## Work instructions
Give all the lines below again, exactly, with no pictures.

__________

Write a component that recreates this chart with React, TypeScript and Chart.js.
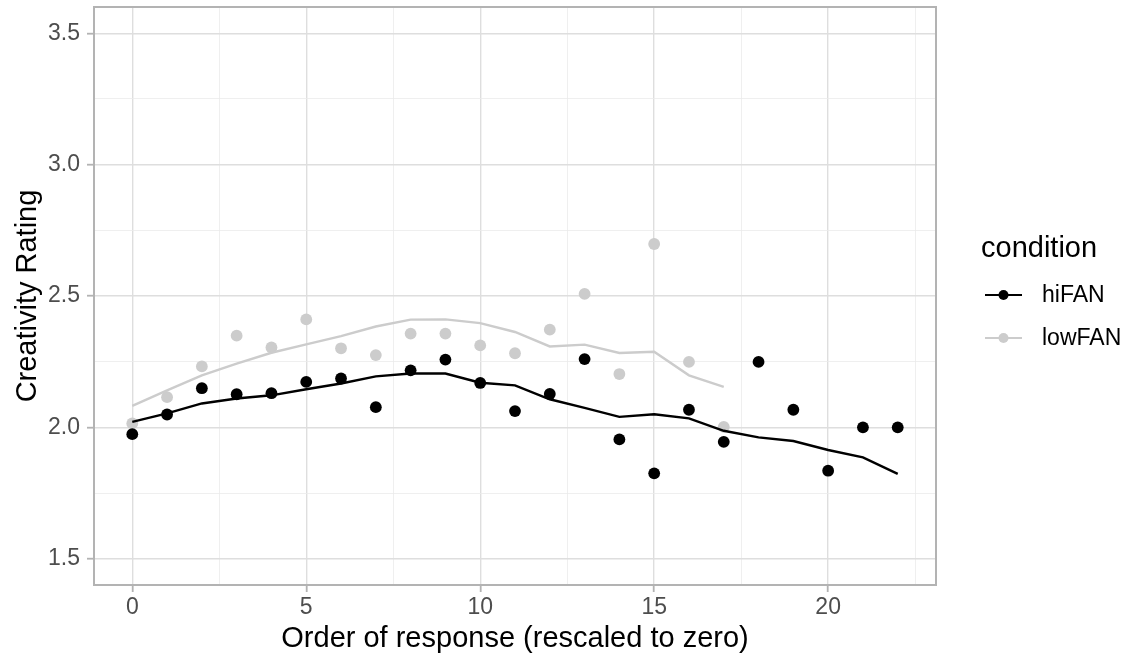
import React, { useEffect, useRef } from "react";
import { Chart, registerables } from "chart.js";

Chart.register(...registerables);

// ---- data ----
const hiX = [0, 1, 2, 3, 4, 5, 6, 7, 8, 9, 10, 11, 12, 13, 14, 15, 16, 17, 18, 19, 20, 21, 22];
const hiPoints = [1.974, 2.049, 2.149, 2.126, 2.13, 2.173, 2.186, 2.077, 2.217, 2.258, 2.169, 2.062, 2.127, 2.26, 1.954, 1.825, 2.067, 1.945, 2.249, 2.067, 1.835, 2.0, 2.0];
const hiLine = [2.021, 2.053, 2.091, 2.11, 2.122, 2.145, 2.167, 2.194, 2.205, 2.205, 2.17, 2.16, 2.107, 2.074, 2.04, 2.05, 2.034, 1.987, 1.962, 1.948, 1.914, 1.886, 1.823];

const loX = [0, 1, 2, 3, 4, 5, 6, 7, 8, 9, 10, 11, 12, 13, 14, 15, 16, 17];
const loPoints = [2.015, 2.115, 2.232, 2.349, 2.304, 2.411, 2.301, 2.275, 2.357, 2.357, 2.312, 2.282, 2.372, 2.508, 2.203, 2.698, 2.249, 2.002];
const loLine = [2.082, 2.141, 2.198, 2.243, 2.284, 2.316, 2.347, 2.384, 2.41, 2.411, 2.397, 2.363, 2.308, 2.315, 2.283, 2.288, 2.198, 2.154];

const xMajorTicks = [0, 5, 10, 15, 20];
const xMinorTicks = [2.5, 7.5, 12.5, 17.5, 22.5];
const yMajorTicks = [1.5, 2.0, 2.5, 3.0, 3.5];
const yMinorTicks = [1.75, 2.25, 2.75, 3.25];

const seriesNames = ["hiFAN", "lowFAN"];
const seriesColors = ["#000000", "#cccccc"];
const legendTitle = "condition";
const xTitle = "Order of response (rescaled to zero)";
const yTitle = "Creativity Rating";

const FONT = '"Liberation Sans", Arial, Helvetica, sans-serif';

const toXY = (xs: number[], ys: number[]) => xs.map((x, i) => ({ x, y: ys[i] }));
const isIn = (arr: number[], v: number) => arr.some((a) => Math.abs(a - v) < 1e-9);

const panelAndLegend = {
  id: "panelAndLegend",
  afterDraw(chart: any) {
    const { ctx, chartArea: a } = chart;
    ctx.save();
    ctx.strokeStyle = "#b3b3b3";
    ctx.lineWidth = 2;
    ctx.strokeRect(a.left, a.top, a.right - a.left, a.bottom - a.top);

    // legend
    ctx.fillStyle = "#000000";
    ctx.font = `29px ${FONT}`;
    ctx.textBaseline = "alphabetic";
    ctx.textAlign = "left";
    ctx.fillText(legendTitle, 981, 257);
    const keyYs = [295, 338];
    seriesNames.forEach((name, i) => {
      const y = keyYs[i];
      ctx.strokeStyle = seriesColors[i];
      ctx.lineWidth = 2.2;
      ctx.beginPath();
      ctx.moveTo(985, y);
      ctx.lineTo(1022, y);
      ctx.stroke();
      ctx.fillStyle = seriesColors[i];
      ctx.beginPath();
      ctx.arc(1003.5, y, 5, 0, Math.PI * 2);
      ctx.fill();
      ctx.fillStyle = "#000000";
      ctx.font = `23px ${FONT}`;
      ctx.fillText(name, 1042, y + 6.5);
    });
    ctx.restore();
  },
};

export default function App() {
  const ref = useRef<HTMLCanvasElement>(null);
  useEffect(() => {
    if (!ref.current) return;
    Chart.defaults.font.family = FONT;
    const chart = new Chart(ref.current, {
      type: "scatter",
      data: {
        datasets: [
          {
            label: seriesNames[0] + " fit",
            data: toXY(hiX, hiLine),
            showLine: true,
            borderColor: seriesColors[0],
            borderWidth: 2.4,
            pointRadius: 0,
            tension: 0,
            order: 0,
          },
          {
            label: seriesNames[1] + " fit",
            data: toXY(loX, loLine),
            showLine: true,
            borderColor: seriesColors[1],
            borderWidth: 2.4,
            pointRadius: 0,
            tension: 0,
            order: 1,
          },
          {
            label: seriesNames[0],
            data: toXY(hiX, hiPoints),
            backgroundColor: seriesColors[0],
            borderWidth: 0,
            pointRadius: 5.9,
            order: 2,
          },
          {
            label: seriesNames[1],
            data: toXY(loX, loPoints),
            backgroundColor: seriesColors[1],
            borderWidth: 0,
            pointRadius: 5.9,
            order: 3,
          },
        ],
      },
      options: {
        animation: false,
        responsive: false,
        maintainAspectRatio: false,
        devicePixelRatio: 1,
        layout: { padding: { left: 0, right: 189, top: 7, bottom: 0 } },
        plugins: { legend: { display: false }, tooltip: { enabled: false } },
        scales: {
          x: {
            type: "linear",
            min: -1.1,
            max: 23.1,
            afterBuildTicks: (s: any) => {
              s.ticks = [...xMajorTicks, ...xMinorTicks].sort((a, b) => a - b).map((v) => ({ value: v }));
            },
            afterFit: (s: any) => {
              s.height = 68;
              s.paddingLeft = 0;
              s.paddingRight = 0;
              s.paddingTop = 0;
              s.paddingBottom = 0;
            },
            border: { display: false },
            grid: {
              color: (c: any) => (isIn(xMajorTicks, c.tick?.value) ? "#dedede" : "#ebebeb"),
              lineWidth: (c: any) => (isIn(xMajorTicks, c.tick?.value) ? 1.4 : 0.8),
              tickColor: (c: any) => (isIn(xMajorTicks, c.tick?.value) ? "#b3b3b3" : "rgba(0,0,0,0)"),
              tickWidth: 1.8,
              tickLength: 7,
              drawTicks: true,
            },
            ticks: {
              autoSkip: false,
              maxRotation: 0,
              padding: 2,
              color: "#4d4d4d",
              font: { size: 23 },
              callback: (v: any) => (isIn(xMajorTicks, v) ? String(v) : ""),
            },
            title: {
              display: true,
              text: xTitle,
              color: "#000000",
              font: { size: 29, lineHeight: 1 },
              padding: { top: 0, bottom: 0 },
            },
          },
          y: {
            type: "linear",
            min: 1.4,
            max: 3.6,
            afterBuildTicks: (s: any) => {
              s.ticks = [...yMajorTicks, ...yMinorTicks].sort((a, b) => a - b).map((v) => ({ value: v }));
            },
            afterFit: (s: any) => {
              s.width = 94;
              s.paddingLeft = 0;
              s.paddingRight = 0;
              s.paddingTop = 0;
              s.paddingBottom = 0;
            },
            border: { display: false },
            grid: {
              color: (c: any) => (isIn(yMajorTicks, c.tick?.value) ? "#dedede" : "#ebebeb"),
              lineWidth: (c: any) => (isIn(yMajorTicks, c.tick?.value) ? 1.4 : 0.8),
              tickColor: (c: any) => (isIn(yMajorTicks, c.tick?.value) ? "#b3b3b3" : "rgba(0,0,0,0)"),
              tickWidth: 1.8,
              tickLength: 7,
              drawTicks: true,
            },
            ticks: {
              autoSkip: false,
              padding: 7,
              color: "#4d4d4d",
              font: { size: 23 },
              callback: (v: any) => (isIn(yMajorTicks, v) ? Number(v).toFixed(1) : ""),
            },
            title: {
              display: true,
              text: yTitle,
              color: "#000000",
              font: { size: 29, lineHeight: 1 },
              padding: { top: 13.5, bottom: 0 },
            },
          },
        },
      },
      plugins: [panelAndLegend],
    } as any);
    return () => chart.destroy();
  }, []);
  return (
    <div style={{ position: "absolute", left: 0, top: 0, width: 1125, height: 653, background: "#ffffff" }}>
      <canvas ref={ref} width={1125} height={653} style={{ width: 1125, height: 653, display: "block" }} />
    </div>
  );
}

__________

## Task output
Write a component that recreates this chart with React, TypeScript and Chart.js.
import React, { useEffect, useRef } from "react";
import { Chart, registerables } from "chart.js";

Chart.register(...registerables);

// ---- data ----
const hiX = [0, 1, 2, 3, 4, 5, 6, 7, 8, 9, 10, 11, 12, 13, 14, 15, 16, 17, 18, 19, 20, 21, 22];
const hiPoints = [1.974, 2.049, 2.149, 2.126, 2.13, 2.173, 2.186, 2.077, 2.217, 2.258, 2.169, 2.062, 2.127, 2.26, 1.954, 1.825, 2.067, 1.945, 2.249, 2.067, 1.835, 2.0, 2.0];
const hiLine = [2.021, 2.053, 2.091, 2.11, 2.122, 2.145, 2.167, 2.194, 2.205, 2.205, 2.17, 2.16, 2.107, 2.074, 2.04, 2.05, 2.034, 1.987, 1.962, 1.948, 1.914, 1.886, 1.823];

const loX = [0, 1, 2, 3, 4, 5, 6, 7, 8, 9, 10, 11, 12, 13, 14, 15, 16, 17];
const loPoints = [2.015, 2.115, 2.232, 2.349, 2.304, 2.411, 2.301, 2.275, 2.357, 2.357, 2.312, 2.282, 2.372, 2.508, 2.203, 2.698, 2.249, 2.002];
const loLine = [2.082, 2.141, 2.198, 2.243, 2.284, 2.316, 2.347, 2.384, 2.41, 2.411, 2.397, 2.363, 2.308, 2.315, 2.283, 2.288, 2.198, 2.154];

const xMajorTicks = [0, 5, 10, 15, 20];
const xMinorTicks = [2.5, 7.5, 12.5, 17.5, 22.5];
const yMajorTicks = [1.5, 2.0, 2.5, 3.0, 3.5];
const yMinorTicks = [1.75, 2.25, 2.75, 3.25];

const seriesNames = ["hiFAN", "lowFAN"];
const seriesColors = ["#000000", "#cccccc"];
const legendTitle = "condition";
const xTitle = "Order of response (rescaled to zero)";
const yTitle = "Creativity Rating";

const FONT = '"Liberation Sans", Arial, Helvetica, sans-serif';

const toXY = (xs: number[], ys: number[]) => xs.map((x, i) => ({ x, y: ys[i] }));
const isIn = (arr: number[], v: number) => arr.some((a) => Math.abs(a - v) < 1e-9);

const panelAndLegend = {
  id: "panelAndLegend",
  afterDraw(chart: any) {
    const { ctx, chartArea: a } = chart;
    ctx.save();
    ctx.strokeStyle = "#b3b3b3";
    ctx.lineWidth = 2;
    ctx.strokeRect(a.left, a.top, a.right - a.left, a.bottom - a.top);

    // legend
    ctx.fillStyle = "#000000";
    ctx.font = `29px ${FONT}`;
    ctx.textBaseline = "alphabetic";
    ctx.textAlign = "left";
    ctx.fillText(legendTitle, 981, 257);
    const keyYs = [295, 338];
    seriesNames.forEach((name, i) => {
      const y = keyYs[i];
      ctx.strokeStyle = seriesColors[i];
      ctx.lineWidth = 2.2;
      ctx.beginPath();
      ctx.moveTo(985, y);
      ctx.lineTo(1022, y);
      ctx.stroke();
      ctx.fillStyle = seriesColors[i];
      ctx.beginPath();
      ctx.arc(1003.5, y, 5, 0, Math.PI * 2);
      ctx.fill();
      ctx.fillStyle = "#000000";
      ctx.font = `23px ${FONT}`;
      ctx.fillText(name, 1042, y + 6.5);
    });
    ctx.restore();
  },
};

export default function App() {
  const ref = useRef<HTMLCanvasElement>(null);
  useEffect(() => {
    if (!ref.current) return;
    Chart.defaults.font.family = FONT;
    const chart = new Chart(ref.current, {
      type: "scatter",
      data: {
        datasets: [
          {
            label: seriesNames[0] + " fit",
            data: toXY(hiX, hiLine),
            showLine: true,
            borderColor: seriesColors[0],
            borderWidth: 2.4,
            pointRadius: 0,
            tension: 0,
            order: 0,
          },
          {
            label: seriesNames[1] + " fit",
            data: toXY(loX, loLine),
            showLine: true,
            borderColor: seriesColors[1],
            borderWidth: 2.4,
            pointRadius: 0,
            tension: 0,
            order: 1,
          },
          {
            label: seriesNames[0],
            data: toXY(hiX, hiPoints),
            backgroundColor: seriesColors[0],
            borderWidth: 0,
            pointRadius: 5.9,
            order: 2,
          },
          {
            label: seriesNames[1],
            data: toXY(loX, loPoints),
            backgroundColor: seriesColors[1],
            borderWidth: 0,
            pointRadius: 5.9,
            order: 3,
          },
        ],
      },
      options: {
        animation: false,
        responsive: false,
        maintainAspectRatio: false,
        devicePixelRatio: 1,
        layout: { padding: { left: 0, right: 189, top: 7, bottom: 0 } },
        plugins: { legend: { display: false }, tooltip: { enabled: false } },
        scales: {
          x: {
            type: "linear",
            min: -1.1,
            max: 23.1,
            afterBuildTicks: (s: any) => {
              s.ticks = [...xMajorTicks, ...xMinorTicks].sort((a, b) => a - b).map((v) => ({ value: v }));
            },
            afterFit: (s: any) => {
              s.height = 68;
              s.paddingLeft = 0;
              s.paddingRight = 0;
              s.paddingTop = 0;
              s.paddingBottom = 0;
            },
            border: { display: false },
            grid: {
              color: (c: any) => (isIn(xMajorTicks, c.tick?.value) ? "#dedede" : "#ebebeb"),
              lineWidth: (c: any) => (isIn(xMajorTicks, c.tick?.value) ? 1.4 : 0.8),
              tickColor: (c: any) => (isIn(xMajorTicks, c.tick?.value) ? "#b3b3b3" : "rgba(0,0,0,0)"),
              tickWidth: 1.8,
              tickLength: 7,
              drawTicks: true,
            },
            ticks: {
              autoSkip: false,
              maxRotation: 0,
              padding: 2,
              color: "#4d4d4d",
              font: { size: 23 },
              callback: (v: any) => (isIn(xMajorTicks, v) ? String(v) : ""),
            },
            title: {
              display: true,
              text: xTitle,
              color: "#000000",
              font: { size: 29, lineHeight: 1 },
              padding: { top: 0, bottom: 0 },
            },
          },
          y: {
            type: "linear",
            min: 1.4,
            max: 3.6,
            afterBuildTicks: (s: any) => {
              s.ticks = [...yMajorTicks, ...yMinorTicks].sort((a, b) => a - b).map((v) => ({ value: v }));
            },
            afterFit: (s: any) => {
              s.width = 94;
              s.paddingLeft = 0;
              s.paddingRight = 0;
              s.paddingTop = 0;
              s.paddingBottom = 0;
            },
            border: { display: false },
            grid: {
              color: (c: any) => (isIn(yMajorTicks, c.tick?.value) ? "#dedede" : "#ebebeb"),
              lineWidth: (c: any) => (isIn(yMajorTicks, c.tick?.value) ? 1.4 : 0.8),
              tickColor: (c: any) => (isIn(yMajorTicks, c.tick?.value) ? "#b3b3b3" : "rgba(0,0,0,0)"),
              tickWidth: 1.8,
              tickLength: 7,
              drawTicks: true,
            },
            ticks: {
              autoSkip: false,
              padding: 7,
              color: "#4d4d4d",
              font: { size: 23 },
              callback: (v: any) => (isIn(yMajorTicks, v) ? Number(v).toFixed(1) : ""),
            },
            title: {
              display: true,
              text: yTitle,
              color: "#000000",
              font: { size: 29, lineHeight: 1 },
              padding: { top: 13.5, bottom: 0 },
            },
          },
        },
      },
      plugins: [panelAndLegend],
    } as any);
    return () => chart.destroy();
  }, []);
  return (
    <div style={{ position: "absolute", left: 0, top: 0, width: 1125, height: 653, background: "#ffffff" }}>
      <canvas ref={ref} width={1125} height={653} style={{ width: 1125, height: 653, display: "block" }} />
    </div>
  );
}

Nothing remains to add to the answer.